Sabtu, 19 Juni 2010

suluk abdul jalil

Tubuhnya jangkung, tegap, dan berotot. Kulitnya putih kemerahan, hidungnya mancung, alis matanya tebal. Matanya setajam elang. Postur tubuhnya yang lain dari kebanyakan orang pribumi membuat San Ali mudah dikenali. Apalagi mendengar namanya yang sangat asing ditelinga menunjukkan bahwa dia adalah salah satu peranakan Melayu-Gujarat.
San Ali adalah sebuah nama yang mulai banyak dikenal karena seringnya dia keluar masuk hutan, berkunjung dari satu desa ke desa lainnya dan bergaul dengan berbagai kalangan untuk mencari Tuhannya. Para Brahmin (pendeta Hindu) tidak keberatan malah dengan suka cita berdiskusi dengan San Ali tentang masalah keTuhanan sesuai dengan ajarannya masing-masing. Tidak ada yang merasa dipojokkan untuk mempertahankan kebenaran agamanya. Malah sebaliknya semakin bertambah wawasan ilmu untuk menemukan kebenaran sejati.

Dari beberapa pengamatan tentang kehidupan selama perantauannya, San Ali semakin merasa penasaran dengan apa yang dia peroleh. Misalnya tentang perbedaan antara orang-orang durhaka dan celaka, seperti : penjudi, pemabuk, pencuri, perampok, pelacur, penipu, pembunuh dan pemuja berhala yang bakal menempati neraka.
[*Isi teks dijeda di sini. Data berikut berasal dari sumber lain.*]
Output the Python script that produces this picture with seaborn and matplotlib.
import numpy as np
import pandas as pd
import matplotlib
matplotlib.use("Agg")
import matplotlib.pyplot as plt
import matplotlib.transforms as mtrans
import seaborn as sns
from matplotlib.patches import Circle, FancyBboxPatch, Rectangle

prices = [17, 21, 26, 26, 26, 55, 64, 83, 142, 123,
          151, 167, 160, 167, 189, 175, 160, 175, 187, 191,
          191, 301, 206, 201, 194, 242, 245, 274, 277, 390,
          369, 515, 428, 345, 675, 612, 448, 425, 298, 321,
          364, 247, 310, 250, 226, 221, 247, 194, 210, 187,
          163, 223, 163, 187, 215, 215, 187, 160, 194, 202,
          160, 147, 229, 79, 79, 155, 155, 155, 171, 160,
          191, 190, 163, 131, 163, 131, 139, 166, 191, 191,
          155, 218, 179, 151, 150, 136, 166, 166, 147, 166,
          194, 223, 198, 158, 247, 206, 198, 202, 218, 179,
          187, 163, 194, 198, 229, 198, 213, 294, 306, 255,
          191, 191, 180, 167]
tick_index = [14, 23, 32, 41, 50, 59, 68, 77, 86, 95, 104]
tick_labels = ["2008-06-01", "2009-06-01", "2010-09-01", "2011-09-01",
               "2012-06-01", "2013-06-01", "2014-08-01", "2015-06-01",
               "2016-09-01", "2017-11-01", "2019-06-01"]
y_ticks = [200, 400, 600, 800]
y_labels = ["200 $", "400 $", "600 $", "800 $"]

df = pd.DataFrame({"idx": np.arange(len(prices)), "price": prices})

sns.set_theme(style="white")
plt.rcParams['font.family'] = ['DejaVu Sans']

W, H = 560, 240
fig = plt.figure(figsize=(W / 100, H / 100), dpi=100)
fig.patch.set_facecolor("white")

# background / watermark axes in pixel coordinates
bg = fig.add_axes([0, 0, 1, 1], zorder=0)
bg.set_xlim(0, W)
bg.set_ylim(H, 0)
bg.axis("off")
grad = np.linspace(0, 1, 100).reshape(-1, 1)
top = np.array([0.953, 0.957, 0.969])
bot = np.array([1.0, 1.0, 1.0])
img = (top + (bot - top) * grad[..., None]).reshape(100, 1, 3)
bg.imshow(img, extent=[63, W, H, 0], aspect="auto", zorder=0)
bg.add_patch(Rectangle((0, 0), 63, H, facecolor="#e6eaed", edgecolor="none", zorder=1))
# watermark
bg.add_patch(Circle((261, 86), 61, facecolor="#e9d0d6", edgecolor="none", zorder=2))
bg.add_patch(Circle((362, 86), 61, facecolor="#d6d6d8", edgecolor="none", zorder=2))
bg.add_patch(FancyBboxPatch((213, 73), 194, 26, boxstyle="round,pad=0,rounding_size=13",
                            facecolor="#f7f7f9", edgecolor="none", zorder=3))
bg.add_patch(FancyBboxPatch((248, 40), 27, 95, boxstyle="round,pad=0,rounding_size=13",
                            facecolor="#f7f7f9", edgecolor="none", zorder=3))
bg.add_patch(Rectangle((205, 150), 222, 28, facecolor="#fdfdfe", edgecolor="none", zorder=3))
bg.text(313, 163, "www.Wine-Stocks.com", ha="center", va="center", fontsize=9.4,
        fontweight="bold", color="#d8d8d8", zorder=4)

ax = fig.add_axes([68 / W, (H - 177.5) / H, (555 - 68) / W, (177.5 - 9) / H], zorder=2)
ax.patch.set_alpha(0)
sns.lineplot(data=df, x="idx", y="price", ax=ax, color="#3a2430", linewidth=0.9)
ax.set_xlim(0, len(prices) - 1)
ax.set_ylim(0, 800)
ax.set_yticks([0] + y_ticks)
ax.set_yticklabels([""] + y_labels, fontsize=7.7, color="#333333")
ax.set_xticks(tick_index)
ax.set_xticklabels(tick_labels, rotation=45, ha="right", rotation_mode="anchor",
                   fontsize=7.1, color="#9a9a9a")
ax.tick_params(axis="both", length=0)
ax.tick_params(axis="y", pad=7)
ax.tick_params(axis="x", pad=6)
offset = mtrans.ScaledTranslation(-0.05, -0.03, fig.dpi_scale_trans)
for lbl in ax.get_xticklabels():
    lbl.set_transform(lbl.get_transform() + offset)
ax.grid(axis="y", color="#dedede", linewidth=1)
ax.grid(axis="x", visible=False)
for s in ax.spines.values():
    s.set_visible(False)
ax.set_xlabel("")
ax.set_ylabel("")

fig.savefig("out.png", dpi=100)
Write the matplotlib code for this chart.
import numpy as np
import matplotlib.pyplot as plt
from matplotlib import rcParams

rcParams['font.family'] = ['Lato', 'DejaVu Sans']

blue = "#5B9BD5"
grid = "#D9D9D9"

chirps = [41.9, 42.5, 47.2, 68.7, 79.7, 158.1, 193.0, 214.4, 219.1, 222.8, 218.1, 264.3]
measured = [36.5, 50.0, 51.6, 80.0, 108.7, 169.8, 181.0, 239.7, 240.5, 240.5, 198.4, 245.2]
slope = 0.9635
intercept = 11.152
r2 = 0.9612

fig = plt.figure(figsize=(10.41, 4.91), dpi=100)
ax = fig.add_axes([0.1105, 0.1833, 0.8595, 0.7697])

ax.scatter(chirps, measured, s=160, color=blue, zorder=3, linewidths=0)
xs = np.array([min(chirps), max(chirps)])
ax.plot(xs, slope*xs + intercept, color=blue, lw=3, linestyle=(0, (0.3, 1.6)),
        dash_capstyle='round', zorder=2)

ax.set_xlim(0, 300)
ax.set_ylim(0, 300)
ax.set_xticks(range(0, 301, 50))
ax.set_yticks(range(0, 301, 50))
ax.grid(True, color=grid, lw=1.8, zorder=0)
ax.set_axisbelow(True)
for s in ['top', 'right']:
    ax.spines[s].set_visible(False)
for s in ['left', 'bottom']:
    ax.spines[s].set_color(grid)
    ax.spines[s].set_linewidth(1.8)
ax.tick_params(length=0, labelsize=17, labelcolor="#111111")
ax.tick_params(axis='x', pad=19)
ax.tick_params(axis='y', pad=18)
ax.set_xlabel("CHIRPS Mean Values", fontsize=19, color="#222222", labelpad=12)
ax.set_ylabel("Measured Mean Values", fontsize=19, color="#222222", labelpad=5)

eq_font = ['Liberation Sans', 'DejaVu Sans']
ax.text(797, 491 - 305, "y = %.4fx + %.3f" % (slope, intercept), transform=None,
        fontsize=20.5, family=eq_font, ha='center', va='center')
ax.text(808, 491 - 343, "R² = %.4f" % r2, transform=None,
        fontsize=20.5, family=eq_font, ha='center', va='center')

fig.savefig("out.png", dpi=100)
Sebaliknya orang-orang yang saleh dan beruntung yang bakal menghuni surga.
San Ali melihat, bahwa persoalan ini hanyalah masalah penundaan waktu belaka. Intinya orang yang masuk neraka sudah melaksanakan hal-hal yang dilarang agama pada saat di dunia, sedang orang yang masuk surga melakukannya pada saat orang itu sudah meninggal dan masuk surga, karena di surga mereka bebas minum khamr, menikmati 40 bidadari, bersenang-senang dan tidak ada larangan apapun.
Jadi apa bedanya perbuatan itu ? Yang satu dilampiaskannya di dunia, yang lainnya menunggu di akherat.
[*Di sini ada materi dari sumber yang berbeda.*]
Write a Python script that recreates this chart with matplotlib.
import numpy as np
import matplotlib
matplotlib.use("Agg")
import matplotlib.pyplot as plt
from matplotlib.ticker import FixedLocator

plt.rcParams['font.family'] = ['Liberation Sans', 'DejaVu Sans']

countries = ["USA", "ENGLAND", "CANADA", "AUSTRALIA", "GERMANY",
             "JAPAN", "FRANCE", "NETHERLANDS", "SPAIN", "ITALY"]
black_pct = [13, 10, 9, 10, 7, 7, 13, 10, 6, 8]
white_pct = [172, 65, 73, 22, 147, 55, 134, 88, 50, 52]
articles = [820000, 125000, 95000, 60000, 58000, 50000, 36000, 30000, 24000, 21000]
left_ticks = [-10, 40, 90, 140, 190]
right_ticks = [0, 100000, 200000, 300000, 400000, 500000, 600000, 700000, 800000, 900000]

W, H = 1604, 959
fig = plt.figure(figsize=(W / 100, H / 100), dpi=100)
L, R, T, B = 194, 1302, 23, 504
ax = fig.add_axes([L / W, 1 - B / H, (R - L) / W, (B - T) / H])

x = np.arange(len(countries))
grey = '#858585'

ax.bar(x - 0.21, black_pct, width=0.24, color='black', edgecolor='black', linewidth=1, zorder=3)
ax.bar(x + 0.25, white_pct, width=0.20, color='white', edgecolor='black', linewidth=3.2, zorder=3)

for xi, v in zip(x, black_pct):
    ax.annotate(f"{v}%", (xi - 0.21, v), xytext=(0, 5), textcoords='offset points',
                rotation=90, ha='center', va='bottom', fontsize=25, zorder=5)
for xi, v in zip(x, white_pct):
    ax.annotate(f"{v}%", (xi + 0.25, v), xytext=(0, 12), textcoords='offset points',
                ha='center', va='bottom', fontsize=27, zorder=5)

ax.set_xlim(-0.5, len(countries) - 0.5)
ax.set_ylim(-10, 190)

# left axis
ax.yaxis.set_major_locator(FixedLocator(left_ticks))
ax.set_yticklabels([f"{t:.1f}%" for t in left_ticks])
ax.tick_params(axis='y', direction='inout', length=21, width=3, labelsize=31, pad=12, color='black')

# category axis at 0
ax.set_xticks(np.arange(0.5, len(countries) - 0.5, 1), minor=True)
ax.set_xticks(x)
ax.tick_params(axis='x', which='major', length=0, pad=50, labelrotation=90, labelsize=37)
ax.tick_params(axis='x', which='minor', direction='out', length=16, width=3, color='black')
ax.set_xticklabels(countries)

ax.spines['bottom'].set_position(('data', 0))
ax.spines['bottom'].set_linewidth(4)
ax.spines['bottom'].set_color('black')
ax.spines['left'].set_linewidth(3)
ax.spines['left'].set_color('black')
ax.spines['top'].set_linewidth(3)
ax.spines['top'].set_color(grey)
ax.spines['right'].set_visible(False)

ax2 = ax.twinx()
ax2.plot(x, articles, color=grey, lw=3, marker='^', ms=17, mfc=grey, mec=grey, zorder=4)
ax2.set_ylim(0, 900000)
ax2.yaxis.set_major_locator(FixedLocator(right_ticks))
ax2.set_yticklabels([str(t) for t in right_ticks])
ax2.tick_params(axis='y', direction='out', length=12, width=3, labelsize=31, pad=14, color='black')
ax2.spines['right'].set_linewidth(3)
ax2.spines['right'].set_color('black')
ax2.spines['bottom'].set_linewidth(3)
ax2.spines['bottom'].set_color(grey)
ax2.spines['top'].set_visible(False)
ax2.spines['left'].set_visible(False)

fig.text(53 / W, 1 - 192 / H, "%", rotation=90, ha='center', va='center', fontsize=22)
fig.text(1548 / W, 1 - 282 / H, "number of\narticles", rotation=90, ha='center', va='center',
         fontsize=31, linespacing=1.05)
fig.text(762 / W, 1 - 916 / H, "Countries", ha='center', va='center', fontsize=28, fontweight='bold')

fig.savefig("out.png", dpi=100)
Yang di neraka pasti mendapat siksa, sedang yang di surga bisa berbuat apapun yang disuka. Atas dasar apa Gusti Allah menentukan golongan manusia yang akan masuk neraka (celaka) sedangkan golongan lain masuk surga (beruntung). Bukankah Gusti Allah itu Maha Adil ? Kenapa membeda-bedakan antara satu dengan yang lain ? Bukankah mereka itu lahir kedunia bukan atas kehendaknya sendiri kemudian setelah mati harus mendapat siksa di neraka. Kenapa Gusti Allah yang mempunyai sifat Ar- Rahman & Ar-Rahim begitu tega menyiksa ?

Bagaimana dengan aku (San Ali) ? Kalau aku masuk neraka, berarti AKU (Tuhan) juga masuk neraka ? Bukankah dalam diri aku juga ada AKU ?
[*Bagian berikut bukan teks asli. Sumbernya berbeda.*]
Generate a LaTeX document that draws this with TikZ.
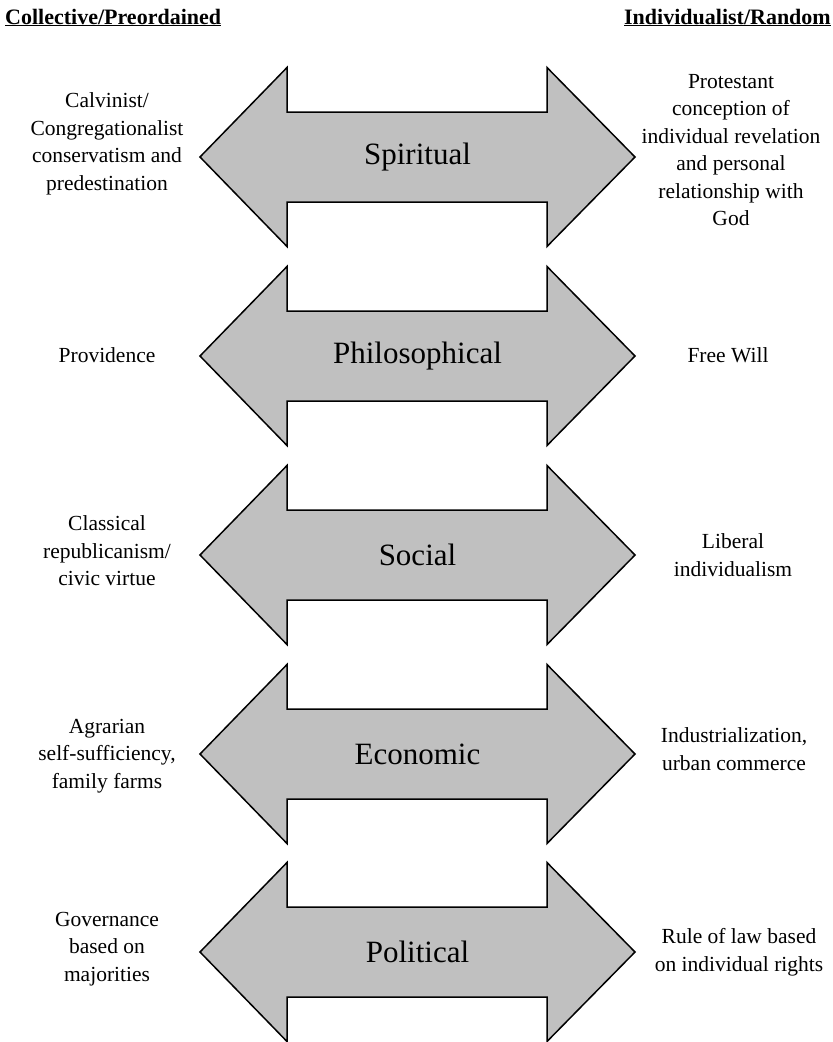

Petualangan San Ali dalam mencari Tuhannya masih diselimuti kabut tebal dan membingungkan. Setiap kali ditemukan jawaban atas satu persoalan selalu diikuti oleh pertanyaan lain yang lebih rumit dan menemui jalan buntu untuk memperoleh jawaban atas hakekat hidup manusia.

Suatu saat sekeluarnya dari hutan, San Ali bertemu dengan salah satu Brahmin tua yang sedang mempersembahkan sesaji di altar dewa. Terlintas di benaknya bahwa sangat mustahil arca dewa bisa makan sesaji yang disiapkan sang Brahmin. Namun terlintas pula di benaknya tentang ibadah qurban di dalam agama Islam. Bukankah Gusti Allah yang tak terpikirkan dan tak terjangkau panca indra itu sesungguhnya juga tidak membutuhkan darah dan daging domba ? Namun kenapa umat Islam setiap hari Raya Idhul Adha itu menyembelih domba ? Apa bedanya ibadah sang Brahmin tua tadi dengan ibadah umat Islam dalam hal persembahan ?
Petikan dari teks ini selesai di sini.